As egregious as the case is, experts say it is all too indicative of a juvenile-justice system racked with abuses yet subject to far less scrutiny than the adult system it increasingly mirrors. The entire Texas juvenile-justice system had to be overhauled two years ago after it was discovered that kids were arbitrarily held years beyond their original sentence and that many were sexually abused. Recent studies have shown high recidivism rates from graduates of the private boot camps that were in vogue under then President Bill Clinton after he endorsed the experience as Governor of Arkansas.

Nationwide, the system, which sends kids to a mix of large public “kiddie” prisons and smaller privately owned ones, handles more than 1.6 million juvenile cases a year; detentions have increased 44% from 1985 to 2002, the most recent year for which data are available. And that doesn’t include the number of young offenders who bypass the juvenile system altogether. Every year, some 200,000 youths are tried, sentenced or incarcerated as adults, and on the first instance of trouble, often for relatively minor crimes, according to the Campaign for Youth Justice; those kids are 34% more likely to get into trouble again by committing new crimes, according to a government study.

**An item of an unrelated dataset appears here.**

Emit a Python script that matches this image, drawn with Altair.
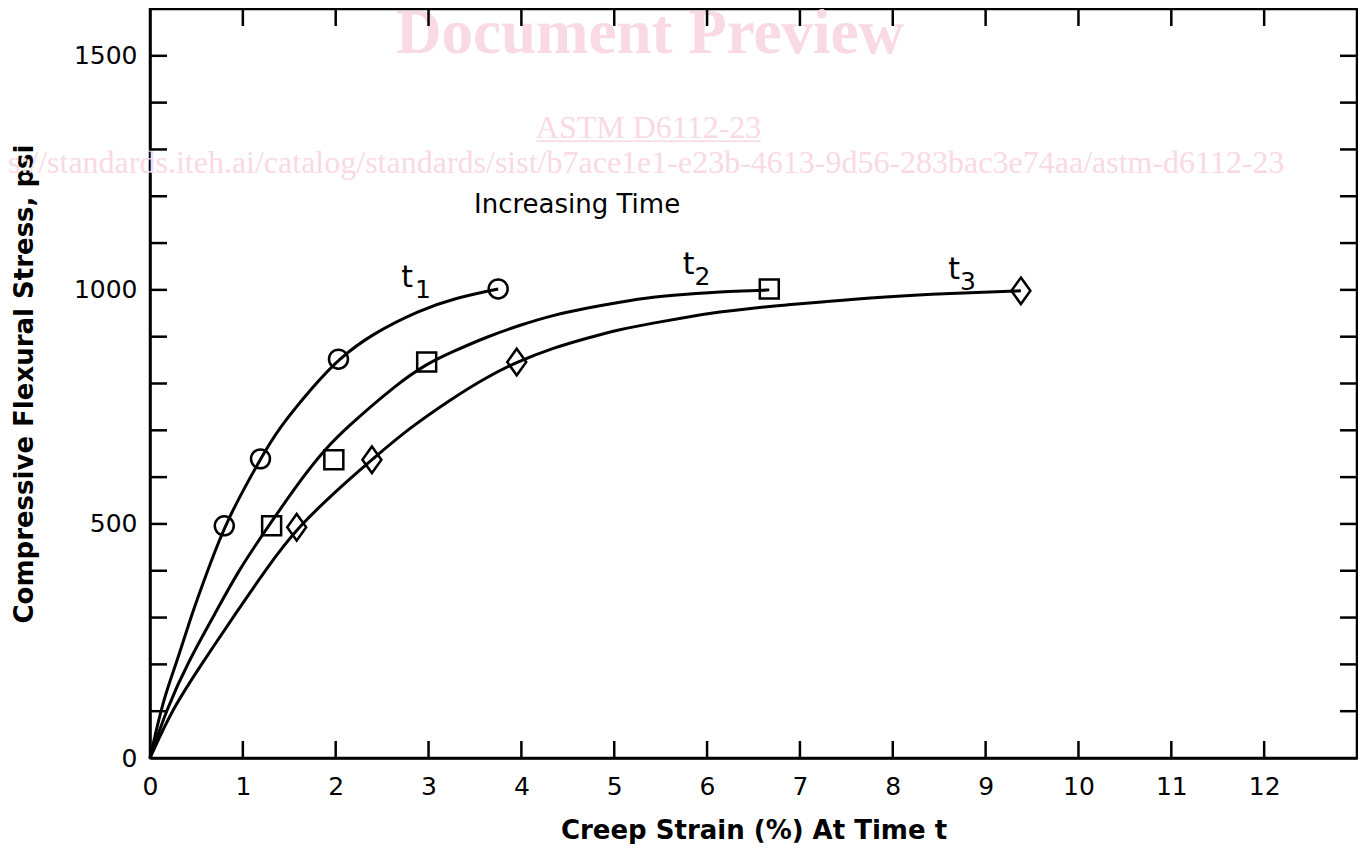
import altair as alt
import pandas as pd

# ---- curve traces (strain %, stress psi) ----
t1_x = [0, 0.14, 0.29, 0.45, 0.62, 0.82, 1.19, 1.38, 1.78, 2.03, 2.39, 2.91, 3.26, 3.75]
t1_y = [0, 124, 205, 308, 400, 506, 639, 703, 799, 852, 906, 957, 981, 1002]
t2_x = [0, 0.18, 0.41, 0.70, 0.95, 1.29, 1.67, 1.88, 2.10, 2.66, 2.98, 3.26, 3.63, 3.99,
        4.34, 4.70, 5.06, 5.42, 5.78, 6.14, 6.49, 6.67]
t2_y = [0, 105, 205, 308, 400, 500, 607, 658, 703, 799, 842, 868, 900, 925,
        946, 961, 974, 985, 991, 996, 998, 1000]
t3_x = [0, 0.24, 0.57, 0.92, 1.24, 1.58, 2.21, 2.39, 2.78, 3.26, 3.63, 3.95, 4.34, 4.71,
        5.06, 5.42, 5.78, 6.14, 6.49, 6.86, 7.22, 7.86, 8.62, 9.38]
t3_y = [0, 105, 205, 308, 400, 493, 607, 637, 703, 769, 814, 846, 876, 897,
        916, 929, 942, 953, 961, 968, 974, 985, 993, 998]

# ---- measured points (markers) ----
m1_x = [0.80, 1.19, 2.03, 3.75]
m1_y = [496, 639, 852, 1002]
m2_x = [1.31, 1.98, 2.98, 6.67]
m2_y = [496, 637, 846, 1002]
m3_x = [1.58, 2.39, 3.95, 9.38]
m3_y = [493, 637, 846, 998]

series_names = ["t1", "t2", "t3"]

# ---- axis ticks ----
x_label_values = list(range(0, 13))
y_label_values = [0, 500, 1000, 1500]
x_minor = list(range(1, 13))
y_minor = list(range(100, 1600, 100))

# ---- annotations ----
ann_text = ["Increasing Time"]
ann_x = [4.60]
ann_y = [1181]
tlab_text = ["t", "t", "t"]
tlab_x = [2.77, 5.80, 8.66]
tlab_y = [1025, 1053, 1042]
sub_text = ["1", "2", "3"]
sub_x = [2.94, 5.95, 8.81]
sub_y = [1000, 1028, 1017]

# ---- watermark texts ----
wm_big = ["Document Preview"]
wm_big_x = [5.385]
wm_big_y = [1507]
wm_mid = ["ASTM D6112-23"]
wm_mid_under = ["______________"]
wm_mid_x = [5.37]
wm_mid_y = [1324]
wm_url = ["https://standards.iteh.ai/catalog/standards/sist/b7ace1e1-e23b-4613-9d56-283bac3e74aa/astm-d6112-23"]
wm_url_x = [12.22]
wm_url_y = [1250]

rows = []
for name, xs, ys in zip(series_names, [t1_x, t2_x, t3_x], [t1_y, t2_y, t3_y]):
    for i, (a, b) in enumerate(zip(xs, ys)):
        rows.append({"series": name, "x": a, "y": b, "i": i})
curves = pd.DataFrame(rows)

mrows = []
for name, xs, ys in zip(series_names, [m1_x, m2_x, m3_x], [m1_y, m2_y, m3_y]):
    for a, b in zip(xs, ys):
        mrows.append({"series": name, "x": a, "y": b})
markers = pd.DataFrame(mrows)

XS = alt.Scale(domain=[0, 13], nice=False, zero=False)
YS = alt.Scale(domain=[0, 1600], nice=False, zero=False)

LABEL_FONT = "DejaVu Sans"
TITLE_FONT = "DejaVu Sans"
WM_COLOR = "#f9d9e3"

X_AXIS = alt.Axis(values=x_label_values, ticks=False, grid=False, format="d",
                  labelFlush=False,
                  labelFont=LABEL_FONT, labelFontSize=25, labelColor="black",
                  labelPadding=16, domainColor="black", domainWidth=2.5,
                  title="Creep Strain (%) At Time t", titleFont=TITLE_FONT,
                  titleFontSize=26, titleFontWeight="bold", titleColor="black",
                  titleBaseline="alphabetic", titleY=80)
Y_AXIS = alt.Axis(values=y_label_values, ticks=False, grid=False, format="d",
                  labelFlush=False,
                  labelFont=LABEL_FONT, labelFontSize=25, labelColor="black",
                  labelPadding=13, domainColor="black", domainWidth=2.5,
                  title="Compressive Flexural Stress, psi", titleFont=TITLE_FONT,
                  titleFontSize=26, titleFontWeight="bold", titleColor="black",
                  titlePadding=36)


def xq(field="x"):
    return alt.X(f"{field}:Q", scale=XS, axis=X_AXIS)


def yq(field="y"):
    return alt.Y(f"{field}:Q", scale=YS, axis=Y_AXIS)


def wm_text(xs, ys, texts, **kw):
    return alt.Chart(pd.DataFrame({"x": xs, "y": ys, "t": texts})).mark_text(
        font="Liberation Serif", color=WM_COLOR, baseline="alphabetic", **kw
    ).encode(x=xq(), y=yq(), text="t:N")


wm1 = wm_text(wm_big_x, wm_big_y, wm_big, fontSize=63, fontWeight="bold", align="center")
wm2 = wm_text(wm_mid_x, wm_mid_y, wm_mid, fontSize=32, align="center")
wm2u = wm_text(wm_mid_x, wm_mid_y, wm_mid_under, fontSize=32, align="center")
wm3 = wm_text(wm_url_x, wm_url_y, wm_url, fontSize=32, align="right")

lines = alt.Chart(curves).mark_line(interpolate="basis", strokeWidth=3, color="black").encode(
    x=xq(), y=yq(),
    detail="series:N",
    order="i:Q",
)

points = alt.Chart(markers).mark_point(filled=False, strokeWidth=2.5, size=360, color="black", opacity=1).encode(
    x=xq(), y=yq(),
    shape=alt.Shape("series:N", legend=None,
                    scale=alt.Scale(domain=series_names,
                                    range=["circle", "square", "M0,-1.4L1,0L0,1.4L-1,0Z"])),
)


def tick_layer(df, **kw):
    return alt.Chart(df).mark_tick(color="black", opacity=1, thickness=2.5, size=17, **kw)


bottom_ticks = tick_layer(pd.DataFrame({"v": x_minor}), orient="vertical", yOffset=-8.5).encode(
    x=xq("v"), y=alt.YDatum(0, scale=YS, axis=Y_AXIS))
top_ticks = tick_layer(pd.DataFrame({"v": x_minor}), orient="vertical", yOffset=8.5).encode(
    x=xq("v"), y=alt.YDatum(1600, scale=YS, axis=Y_AXIS))
left_ticks = tick_layer(pd.DataFrame({"v": y_minor}), orient="horizontal", xOffset=8.5).encode(
    y=yq("v"), x=alt.XDatum(0, scale=XS, axis=X_AXIS))
right_ticks = tick_layer(pd.DataFrame({"v": y_minor}), orient="horizontal", xOffset=-8.5).encode(
    y=yq("v"), x=alt.XDatum(13, scale=XS, axis=X_AXIS))

ann = alt.Chart(pd.DataFrame({"x": ann_x, "y": ann_y, "t": ann_text})).mark_text(
    font="DejaVu Sans", fontSize=26, color="black",
    align="center", baseline="middle").encode(x=xq(), y=yq(), text="t:N")
tl = alt.Chart(pd.DataFrame({"x": tlab_x, "y": tlab_y, "t": tlab_text})).mark_text(
    font="DejaVu Sans", fontSize=30, color="black",
    align="center", baseline="middle").encode(x=xq(), y=yq(), text="t:N")
sl = alt.Chart(pd.DataFrame({"x": sub_x, "y": sub_y, "t": sub_text})).mark_text(
    font="DejaVu Sans", fontSize=25, color="black",
    align="center", baseline="middle").encode(x=xq(), y=yq(), text="t:N")

chart = alt.layer(
    wm1, wm2, wm2u, wm3, lines, points, bottom_ticks, top_ticks, left_ticks, right_ticks, ann, tl, sl
).properties(
    width=1207, height=749,
    autosize=alt.AutoSizeParams(type="none"),
    padding={"left": 142, "top": 1, "right": 1, "bottom": 86},
    background="white",
).configure_view(
    stroke="black", strokeWidth=2.5
)

chart.save("out.html", embed_options={"renderer": "svg", "actions": False})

Many advocates and academics argue that juveniles are not being given enough of a chance to turn their lives around after committing minor offenses. And officials at both the state and federal levels seem to be getting the message. Last summer, after reviewing a large swath of research literature, the Department of Justice concluded that “to best achieve reduction in recidivism, the overall number of juvenile offenders transferred to the criminal-justice system should be minimized.” That came three years after the U.S. stopped executing minors, following a Supreme Court decision, Roper v. Simmons, that was largely based on new brain research showing that the full development of the frontal lobe, where rational judgments are made, does not occur until the early- to mid-20s. At the state level, Missouri is leading the country by phasing out its large juvenile-detention institutions in favor of smaller facilities, closer to kids’ homes, that offer more specialized services, like mental-health and drug counseling and education. In the process, the state claims to have reduced recidivism rates for juvenile offenders to 10%, compared with a national rate of 40% to 50%. “We cannot incarcerate our way out of this problem of juvenile crime,” says Shay Bilchik, director of Georgetown University’s Center for Juvenile Justice Reform, who served as Clinton’s point person on juvenile issues at the Justice Department.